Роман, написанный иглой | страница 22
Ильяс отшучивался. И лишь одной Мухаббат как-то в душевном разговоре богатырь-инвалид признался, что плов он видеть не может после <тех троих>.
— Осатанел я от гнева, Соловейчик, — сказал почтальон тихо, — очень сильно бил их прикладом, А головы-то у них в шапках железных. Вот эти шапки мне чем-то котлы для плова напоминают. Смешно, да только не могу от этой мысли отделаться. Смотрите, об этом ни гу-гу. Народ у нас весёлый, хоть и грустно нынче в кишлаке. А то, что я теперь к плову не пристрастен, — не велика беда. Голодно стало в кишлаке, не до пловов.
Подружилась Мухаббат с Ильясом. В колхозе даже шуточку пустили: «Телохранителя завела». Дядя Максум бесился. А Ильяс говорил: «Верно. Телохранитель я. Пусть учтут это непрошеные женихи. Рустам — побратим мой фронтовой. У меня хоть и одна рука, но рука!»
Милый Ильяс, преданная душа!
Сидит Мухаббат поздно вечером в своей комнатке, задумчиво перебирает письма Рустама — шелестящие треугольнички в клеточку, в косую линейку Треугольнички жизни. Вытащил такой треугольничек Ильяс из сумки — значит, жив Рустам, и самой жить хочется. Волшебные треугольнички. Чаще, чаще прилетайте, милые! Только не будьте жестокими оборотнями. Не прилетайте так, как к агрономше Галине-апа. Она уж и похоронную получила на мужа, выплакалась наизнанку, а через неделю, одно за другим, — письма-вести от покойника: «Дорогая Галочка! Прежде всего сообщаю, что я жив и здоров, чего и тебе желаю…»

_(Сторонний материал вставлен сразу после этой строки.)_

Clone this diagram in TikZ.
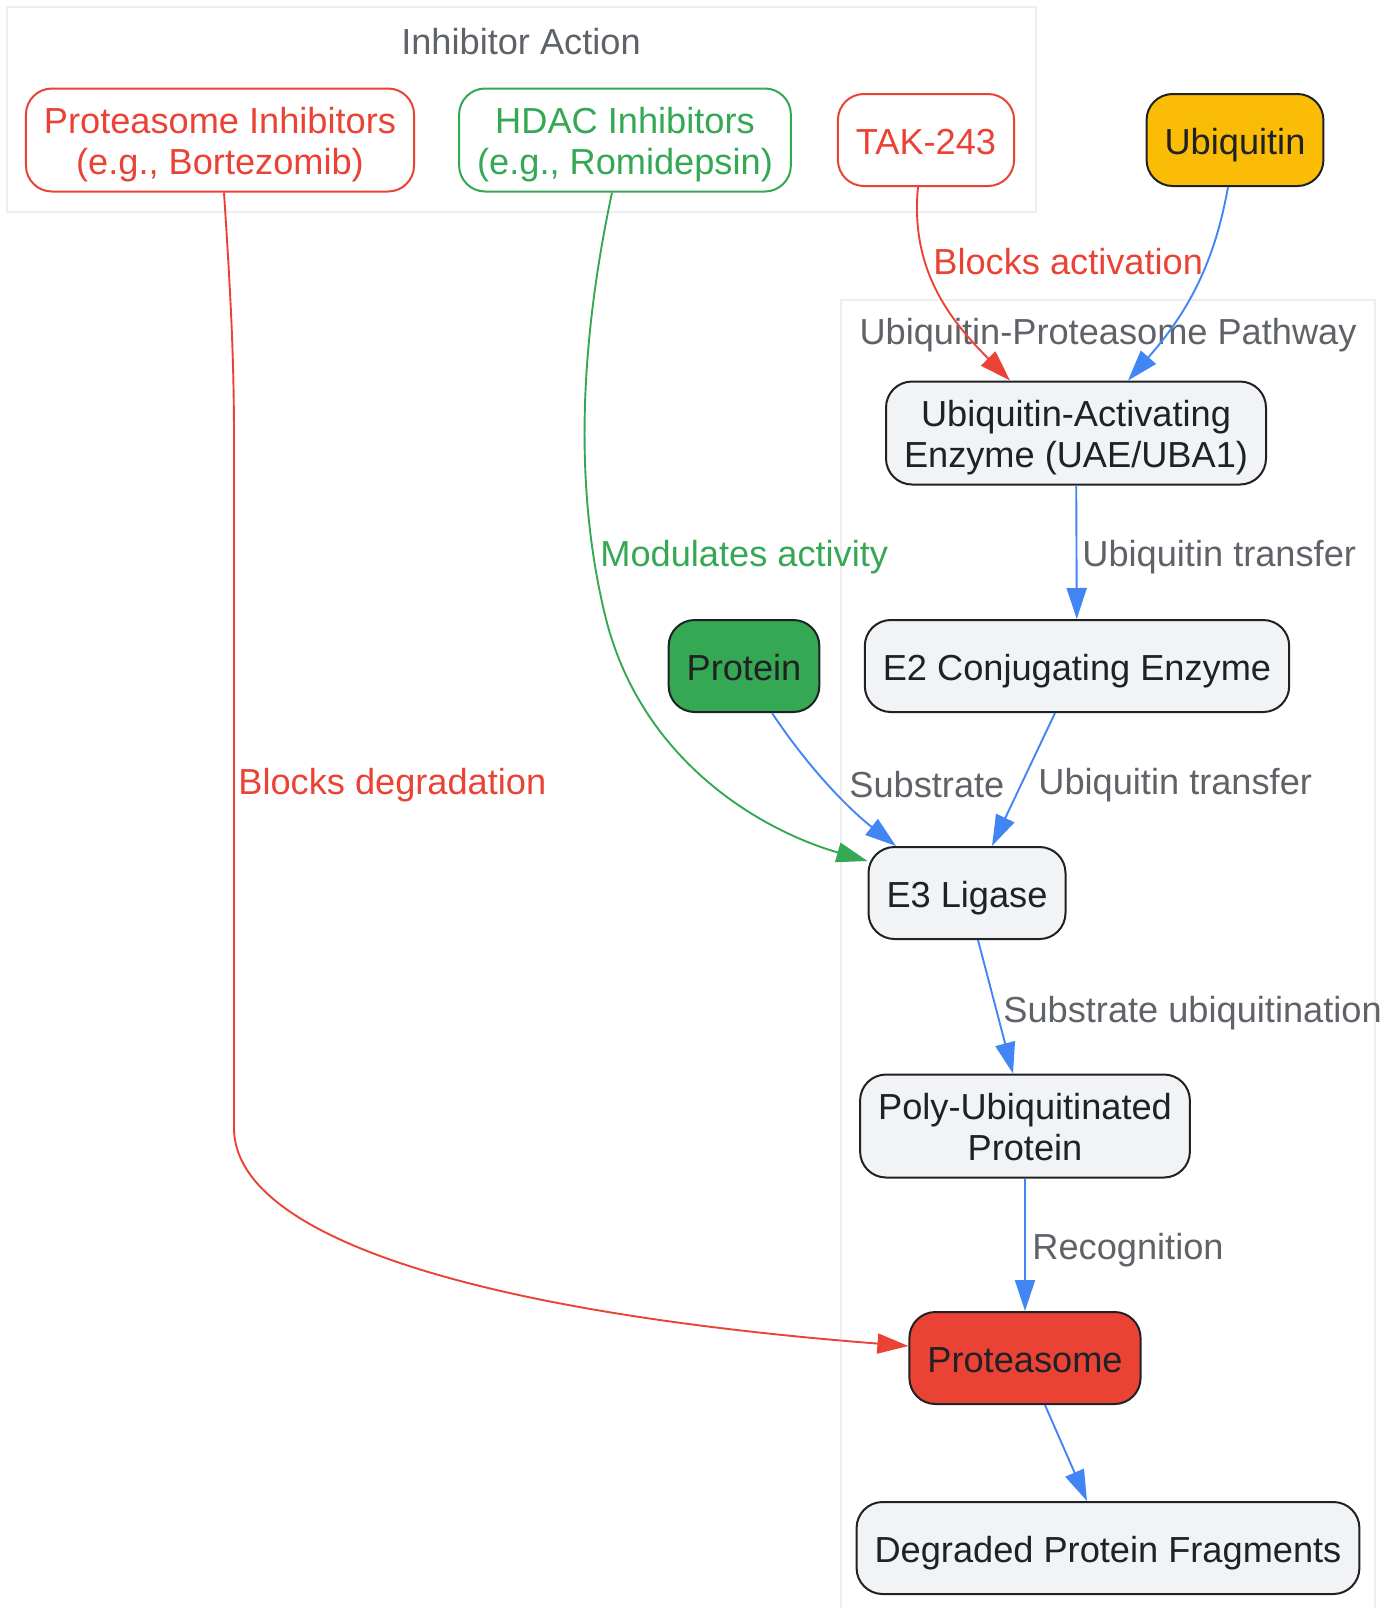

Волшебные треугольнички, будьте ко мне всегда добрыми!
Душно стало Мухаббат, хотела маму позвать, да раздумала. Пусть отоспится, намаялась за день в поле. Урожай-то ещё не весь собран, вот и гнут спину девушку старики, подростки. Даже малые детишки и те выходят помогать собирать хлопок, знают: хлопок это и порох, чтоб из винтовки врага разить, и ватник бойцу, и масло, и десятки других нужных фронту вещей!
Мухаббат распахнула оконце. На небо словно накинули огромную солдатскую шинель — мокрую, сочащуюся влагой.
Девушка засветила керосиновую лампу, поудобнее расположилась на курпаче, положила перед собой шелестящие треугольнички.
Рустамджан, жизнь моя, давай поговорим, отведём душу.
Родная моя Мухаббат, счастье моё!
Вот я и на войне. Только не воюю. Странно как-то всё. Я думал, пришлют мне повестку, дадут винтовку в руки — и айда воевать. А вышло по-иному. Нашу команду довезли до Красноводска. Дальше поплыли пароходом, Сперва ничего, даже приятно было на бескрайнюю воду смотреть. А как началась буря, света не взвидел! Не моряк я совсем, это точно. Хоть бы бойцом порядочным стать. А этого, пожалуй, я обязательно добьюсь. Почему уверен, спросишь? Отвечу. Видел я на пароходе заслуженных командиров с орденами. Они ещё похлеще моего от морской болезни мучились. Потом, уже в Баку, когда буря миновала, эти командиры говорили мне: «Для моря — особый организм требуется, а на суше всякий человек может воевать научиться. Главное, чтобы у него ненависти к врагу было через край».